# Is there intrinsic angular momentum in the conservation law of EM?

The equation for conservation of angular momentum in electrodynamics is

$$\frac{\mathrm d\vec{L}_\mathrm{mec}}{\mathrm dt} + \frac{\mathrm d\vec{L}_\mathrm{EM}}{\mathrm dt} = \int M \cdot \mathrm d \vec{S}$$

where $\vec{L}_\mathrm{EM}=\int \vec{r} \times (\frac{\vec{E} \times \vec{B}}{4\pi c})\mathrm dV$ is the electromagnetic angular momentum and $M_{il}=\epsilon_{ijk}r_j T_{kl}$ with $T_{ij}$ the Maxwell tensor.

The question is: does $\vec{L}_\mathrm{EM}$ include both orbital and intrinsic angular momentum?

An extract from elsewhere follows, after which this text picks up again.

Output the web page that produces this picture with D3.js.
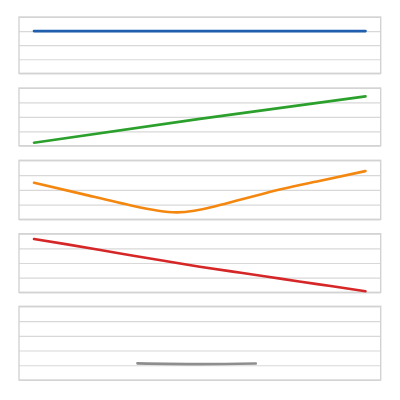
<!DOCTYPE html>
<html><head><meta charset="utf-8">
<script src="https://cdn.jsdelivr.net/npm/d3@7"></script>
<style>html,body{margin:0;padding:0;background:#fff}svg{display:block}</style>
</head><body>
<svg id="chart" width="400" height="400"></svg>
<script>
// ---- data ----
const seriesNames = ["blue", "green", "orange", "red", "grey"];
const xBlue   = [0, 10];
const yBlue   = [3, 3];
const xGreen  = [0, 5, 10];
const yGreen  = [0.21, 1.86, 3.42];
const xOrange = [0, 1.5, 3, 4.3, 5.5, 7, 8.5, 10];
const yOrange = [2.48, 1.69, 0.90, 0.47, 0.90, 1.79, 2.55, 3.27];
const xRed    = [0, 1, 2, 3, 4, 5, 6, 7, 8, 9, 10];
const yRed    = [3.64, 3.27, 2.89, 2.50, 2.12, 1.75, 1.41, 1.08, 0.74, 0.41, 0.07];
const xGrey   = [3.12, 5, 6.69];
const yGrey   = [1.13, 1.08, 1.12];
const yMax    = [4, 4, 4, 4, 5];   // number of grid bands per panel
const colors  = ["#1f5fae", "#2ca02c", "#f3870f", "#d62728", "#8e8e8e"];

// ---- layout ----
const panelTop    = [17, 88, 160.3, 233.7, 306.3];
const panelBottom = [73.3, 145.7, 219.3, 292.3, 380];
const left = 19, right = 380.7, plotL = 34, plotR = 365.5;

const xs = [xBlue, xGreen, xOrange, xRed, xGrey];
const ys = [yBlue, yGreen, yOrange, yRed, yGrey];

const svg = d3.select("#chart");
const x = d3.scaleLinear().domain([0, 10]).range([plotL, plotR]);

seriesNames.forEach((name, i) => {
  const y = d3.scaleLinear().domain([0, yMax[i]]).range([panelBottom[i], panelTop[i]]);
  const g = svg.append("g").attr("class", "panel " + name);
  g.append("g")
    .attr("transform", `translate(${left},0)`)
    .call(d3.axisLeft(y).ticks(yMax[i]).tickSize(-(right - left)).tickFormat(""))
    .call(a => a.select(".domain").remove())
    .call(a => a.selectAll("line").attr("stroke", "#d8d8d8").attr("stroke-width", 1.2));
  g.append("rect")
    .attr("x", left).attr("y", panelTop[i])
    .attr("width", right - left).attr("height", panelBottom[i] - panelTop[i])
    .attr("fill", "none").attr("stroke", "#d3d3d3").attr("stroke-width", 1.4);
  const data = xs[i].map((v, k) => [v, ys[i][k]]);
  g.append("path")
    .datum(data)
    .attr("fill", "none")
    .attr("stroke", colors[i])
    .attr("stroke-width", 2.6)
    .attr("stroke-linecap", "round")
    .attr("d", d3.line().x(d => x(d[0])).y(d => y(d[1])).curve(d3.curveNatural));
});
</script>
</body></html>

Looking at the definition it just seems like an orbital angular momentum $\vec{r}\times\vec{p_{EM}}$ but I think that intrinsic angular momentum should also be included somewhere... is it?

• Perhaps there is a QED-analogon for this expression, however in the classical way you wrote it down, there is no reason why intrinsic angular momentum -- usually considered as a purely quantum mechanical quantity -- should be incorperated. (Maybe it's wrong to say that intrinsic ang.mom. is purely q.m. as, as far as I know, there are ways to include spin semiclassically. However usual Electro-Dynamics doesn't make any effort towards this) – Peter Wildemann Jul 30 '17 at 16:58
• isnt polarization the intrinsic angular momentum in classical electromagnetism? – P. C. Spaniel Jul 30 '17 at 17:00

Yes, the integral you've specified is the total angular momentum and it includes both intrinsic and extrinsic angular momentum. This is a tricky subject because the decomposition of angular momentum into intrinsic and extrinsic components is normally not unique, but generally speaking the literature tends to recognize two contributions to that angular momentum, an orbital angular momentum and a spin contribution, which read $$\mathbf J = \frac{1}{\mu_0c^2} \int\mathrm d\mathbf r \: \mathbf r \times (\mathbf E\times\mathbf B) = \frac{1}{\mu_0c^2} \int\mathrm d\mathbf r \: (E_i (\mathbf r \times\nabla) A_i ) + \frac{1}{\mu_0c^2} \int\mathrm d\mathbf r \: \mathbf E\times \mathbf A =\mathbf L + \mathbf S ,$$ and which can be obtained via an integration-by-parts argument as in this previous answer of mine. For more details see the references in that thread or this PhD thesis and its references.